To be honest, very few ads stand out, and in many ways, the logos of the brands are interchangeable. The colours are similar – they range from pistachio to dark navy blue, the typography – albeit for some few exceptions – is the rendition of what is thought to be liked by the target audience. The lanterns are all in motifs, with a cold digital light inside them. Naturally, the moon is there, for better or for worse, illuminating a contrasting background, which brings little or no warmth or intimacy.
This is not to say the ads are “bad”, they are simply bland with no distinctive flavour. Very of few of them, if any at all, relate to the brands they are parading. There are some ads, which were smart enough to deal with the “usual” elements obliquely.One of the most difficult elements in a Ramadan ad is to incorporate one’s brand without having it get in the way of the occasion. Few manage to do it, yet advertising agency Clementine and sister PR company Noise stun in these Ramadan greetings - they really are creatively tailourmade for the brands. The French say "c'est compliqué de faire simple" (it is difficult to do something simple), but the French have not met the creatives who came up with this for the two companies.
But if we are to go back to the cards, be they digital or printed, which is the most ubiquitous mean of advertising during Ramadan, we cannot but somber into repetitive ideas.

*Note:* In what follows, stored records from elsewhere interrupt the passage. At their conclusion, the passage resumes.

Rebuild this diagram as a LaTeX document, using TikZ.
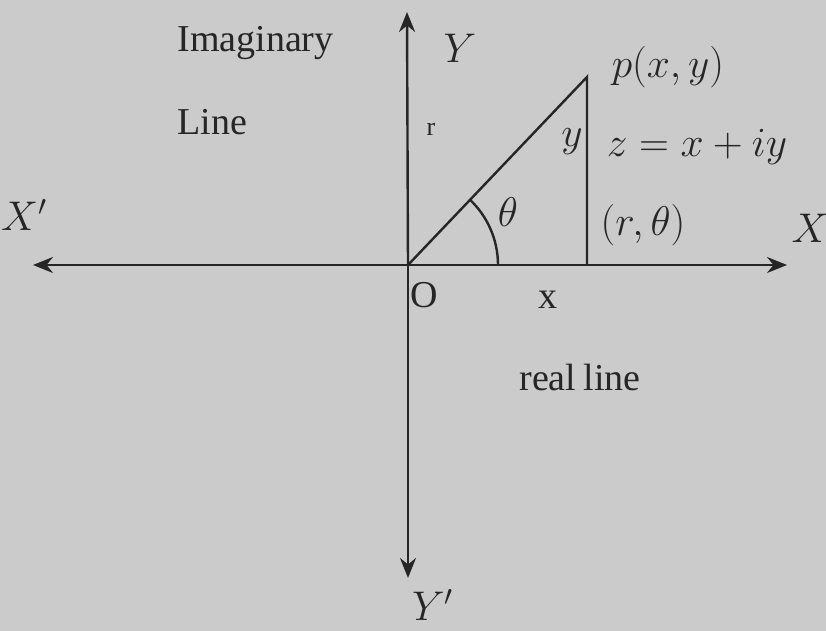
\documentclass[tikz,border=0pt]{standalone}
\usepackage{fontspec}
\setmainfont{Liberation Serif}
\usetikzlibrary{arrows.meta}
\definecolor{paper}{HTML}{CACBCA}
\definecolor{ink}{HTML}{262626}
\begin{document}
\begin{tikzpicture}[x=0.5pt, y=0.5pt,
  lbl/.style={text=ink, inner sep=0pt, font=\fontsize{19}{23}\selectfont},
  mth/.style={text=ink, inner sep=0pt, font=\fontsize{20.5}{25}\selectfont},
  axis/.style={draw=ink, line width=1.2pt, -{Stealth[length=10pt, width=8pt]}}]
\fill[paper] (0,0) rectangle (826,631);
\useasboundingbox (0,0) rectangle (826,631);

% axes
\coordinate (o) at (408,366);
\coordinate (xr) at (787,366);
\coordinate (xl) at (33,366);
\coordinate (yt) at (407,619);
\coordinate (yb) at (408,53);
\draw[axis] (o) -- (xr);
\draw[axis] (o) -- (xl);
\draw[axis] (o) -- (yt);
\draw[axis] (o) -- (yb);

% triangle
\coordinate (p) at (587,554);
\coordinate (f) at (587,366);
\draw[ink, line width=1.2pt] (o) -- (p) -- (f);
\draw[ink, line width=1.2pt] (498,366) arc (0:46.4:90);

% labels
\node[lbl, anchor=west] (im) at (177,588) {Imaginary};
\node[lbl, anchor=west] (ln) at (177,509) {Line};
\node[mth] (ylab) at (460,583) {$Y$};
\node[lbl, font=\fontsize{13}{15}\selectfont] (r) at (431,502) {r};
\node[mth] (pxy) at (668,564) {$p(x,y)$};
\node[mth] (yy) at (572,489) {$y$};
\node[mth] (z) at (697,484) {$z=x+iy$};
\node[mth] (th) at (508,419) {$\theta$};
\node[mth] (rth) at (643,406) {$(r,\theta)$};
\node[mth] (xp) at (24,416) {$X'$};
\node[mth] (xlab) at (810,403) {$X$};
\node[lbl] (olab) at (424,336) {O};
\node[lbl] (xx) at (548,331) {x};
\node[lbl, anchor=west] (rl) at (519,253) {real\hspace{-1pt} line};
\node[mth] (yp) at (433,26) {$Y'$};
\end{tikzpicture}
\end{document}
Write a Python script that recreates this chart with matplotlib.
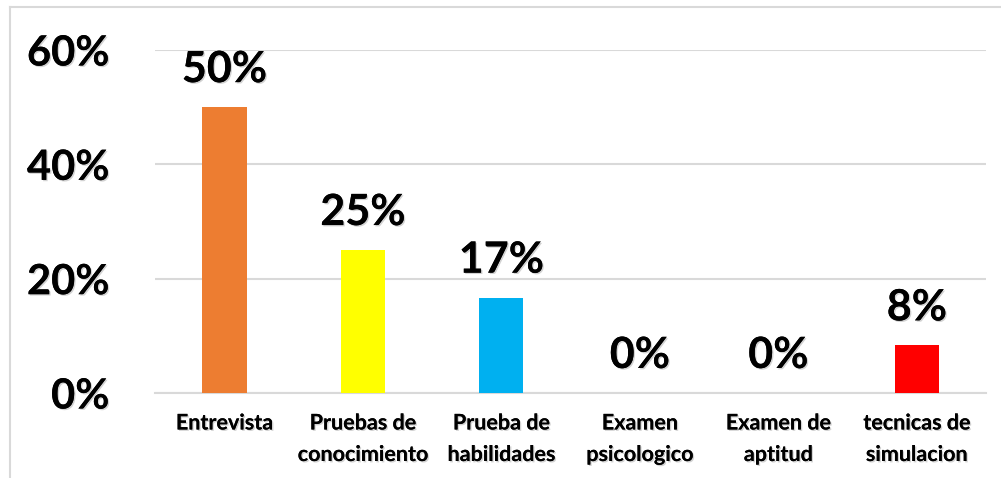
import matplotlib
matplotlib.use("Agg")
import matplotlib.pyplot as plt
import matplotlib.patheffects as pe
import matplotlib.transforms as mtransforms
from matplotlib.lines import Line2D

categories = ["Entrevista", "Pruebas de\nconocimiento", "Prueba de\nhabilidades",
              "Examen\npsicologico", "Examen de\naptitud", "tecnicas de\nsimulacion"]
values = [50.0, 25.0, 16.67, 0.0, 0.0, 8.33]
value_labels = ["50%", "25%", "17%", "0%", "0%", "8%"]
colors = ["#ED7D31", "#FFFF00", "#00B0F0", "#A5A5A5", "#4472C4", "#FF0000"]
yticks = [0, 20, 40, 60]
ytick_labels = ["0%", "20%", "40%", "60%"]

plt.rcParams['font.family'] = ['Lato', 'DejaVu Sans']
fig = plt.figure(figsize=(10.01, 4.78), dpi=100)
ax = fig.add_axes([0.155, 0.1778, 0.83, 0.7176])

shadow = [pe.withSimplePatchShadow(offset=(1, -1), shadow_rgbFace='gray', alpha=0.35), pe.Normal()]

x = range(len(categories))
ax.bar(x, values, width=0.32, color=colors, zorder=3)
ax.set_xlim(-0.5, len(categories) - 0.5)
ax.set_ylim(0, 60)
ax.set_yticks(yticks)
ax.set_yticklabels(ytick_labels, fontsize=30, fontweight='bold')
ax.set_xticks(list(x))
ax.set_xticklabels(categories, fontsize=15.5, fontweight='bold', linespacing=1.62)
for t in ax.get_yticklabels() + ax.get_xticklabels():
    t.set_path_effects(shadow)
shift_up = mtransforms.ScaledTranslation(0, 3 / 100, fig.dpi_scale_trans)
for t in ax.get_yticklabels():
    t.set_transform(t.get_transform() + shift_up)
ax.tick_params(axis='both', length=0)
ax.tick_params(axis='y', pad=33)
ax.tick_params(axis='x', pad=14)
ax.yaxis.grid(True, color='#D9D9D9', linewidth=1.5, zorder=0)
for s in ['top', 'right', 'left']:
    ax.spines[s].set_visible(False)
ax.spines['bottom'].set_color('#D9D9D9')
ax.spines['bottom'].set_linewidth(1.5)

for i, (v, lab) in enumerate(zip(values, value_labels)):
    ax.annotate(lab, (i, v), xytext=(0, 13), textcoords='offset points',
                ha='center', va='bottom', fontsize=31, fontweight='bold',
                path_effects=shadow)

# outer frame lines (left and top)
fig.add_artist(Line2D([0.0095, 0.0095], [0.0, 0.985], transform=fig.transFigure, color='#D9D9D9', linewidth=1.5))
fig.add_artist(Line2D([0.0095, 1.0], [0.985, 0.985], transform=fig.transFigure, color='#D9D9D9', linewidth=1.5))

fig.savefig("out.png", dpi=100)
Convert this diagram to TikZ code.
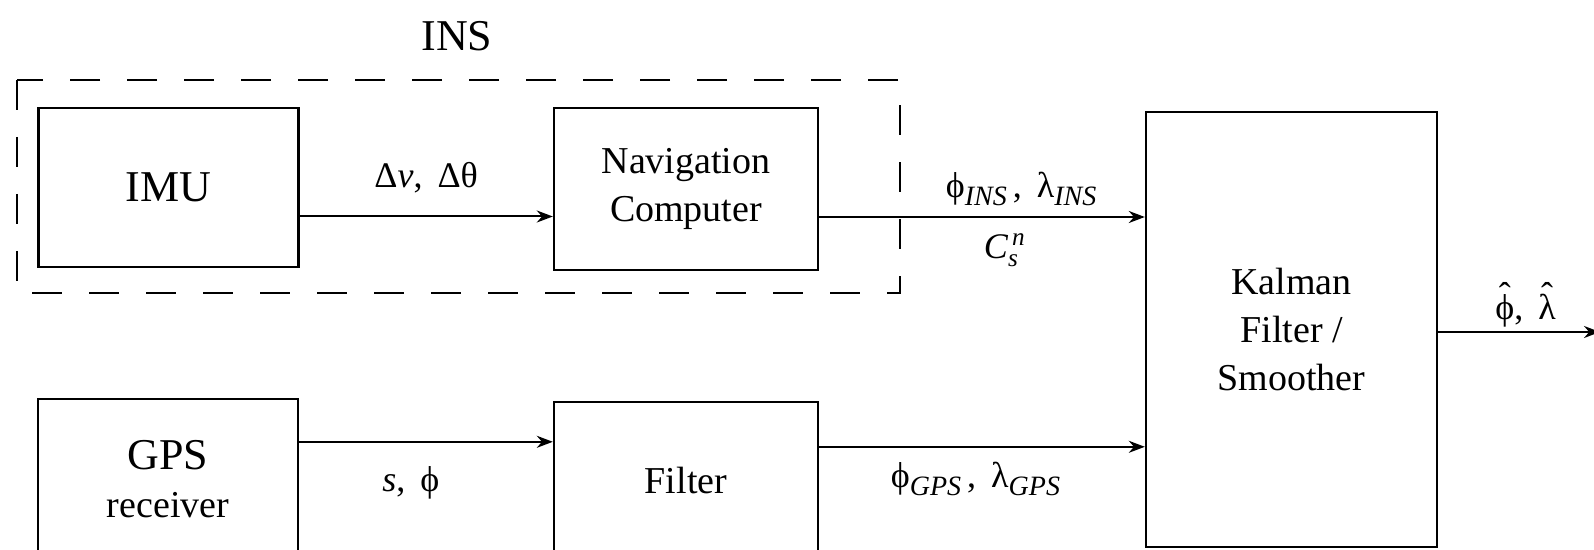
\documentclass[tikz,border=0pt]{standalone}
\usepackage{fontspec}
\setmainfont{Liberation Serif}
\usetikzlibrary{arrows.meta}

\newcommand{\lowidx}[1]{\raisebox{-4pt}{\fontsize{14}{14}\selectfont\textit{#1}}}
\newcommand{\tallhat}[1]{\ooalign{#1\cr\hidewidth\raisebox{6pt}{ˆ}\hidewidth\cr}}

\begin{document}
\begin{tikzpicture}[x=0.5pt, y=-0.5pt,
    block/.style={draw, line width=1.2pt, align=center, inner sep=0pt,
        font=\fontsize{19}{24}\selectfont},
    flow/.style={->, line width=1pt},
    lbl/.style={inner sep=0pt, font=\fontsize{18}{22}\selectfont},
    >={Stealth[length=8pt, width=6pt]}]

\useasboundingbox (0,0) rectangle (1594,550);

% INS (marco discontinuo)
\draw[line width=1pt, dash pattern=on 15pt off 13.5pt] (17,80) rectangle (900,293);
\node[font=\fontsize{22}{26}\selectfont] (ins) at (457,36) {INS};

% Bloques
\node[block, minimum width=130pt, minimum height=79.5pt,
    font=\fontsize{22}{26}\selectfont] (imu) at (168.5,187.5) {IMU};
\node[block, minimum width=132pt, minimum height=81pt] (nav) at (686,189) {Navigation\\Computer};
\node[block, minimum width=145.5pt, minimum height=217.5pt] (kalman) at (1291.5,329.5) {Kalman\\Filter /\\Smoother};
\node[block, minimum width=130pt, minimum height=80.5pt] (gps) at (168,479.5)
    {{\fontsize{22}{26}\selectfont GPS}\\receiver};
\node[block, minimum width=132pt, minimum height=79pt] (filter) at (686,481) {Filter};

% Salida
\coordinate (out) at (1600,332);

% Conexiones
\draw[flow] ([yshift=-14.5pt]imu.east) -- ([yshift=-14.5pt]imu.east -| nav.west)
    node[lbl, midway, above=11pt] {Δ\textit{v}, \,Δθ};
\draw[flow] ([yshift=-14pt]nav.east) -- ([yshift=-14pt]nav.east -| kalman.west)
    node[lbl, pos=0.62, above=5pt] {ϕ\lowidx{INS}\,, \,λ\lowidx{INS}}
    node[lbl, pos=0.57, below=8pt] {\textit{C}$_{\mathit{s}}^{\,\mathit{n}}$};
\draw[flow] ([yshift=-22pt]gps.north east) -- ([yshift=-22pt]gps.north east -| filter.west)
    node[lbl, pos=0.44, below=12pt] {\textit{s}, \,ϕ};
\draw[flow] ([yshift=-23pt]filter.north east) -- ([yshift=-23pt]filter.north east -| kalman.west)
    node[lbl, pos=0.48, below=7pt] {ϕ\lowidx{GPS}\,, \,λ\lowidx{GPS}};
\draw[flow] (kalman.east |- out) -- (out)
    node[lbl, pos=0.54, above=3pt] {\tallhat{ϕ}, \,\tallhat{λ}};

\end{tikzpicture}
\end{document}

One skims through them carelessly as they arrive in the mail, or in our feed – be it Facebook, Twitter or Instagram. Maybe we pay attention if there are offers, sales or discounts in tow. Creatively however, they are simple used, abused stale ideas, which come back every year. But the clients are happy and the creatives live with the hope of “maybe-next-year”.
Till then, it will be lanterns, moons, Arabic typography and arabesque motifs.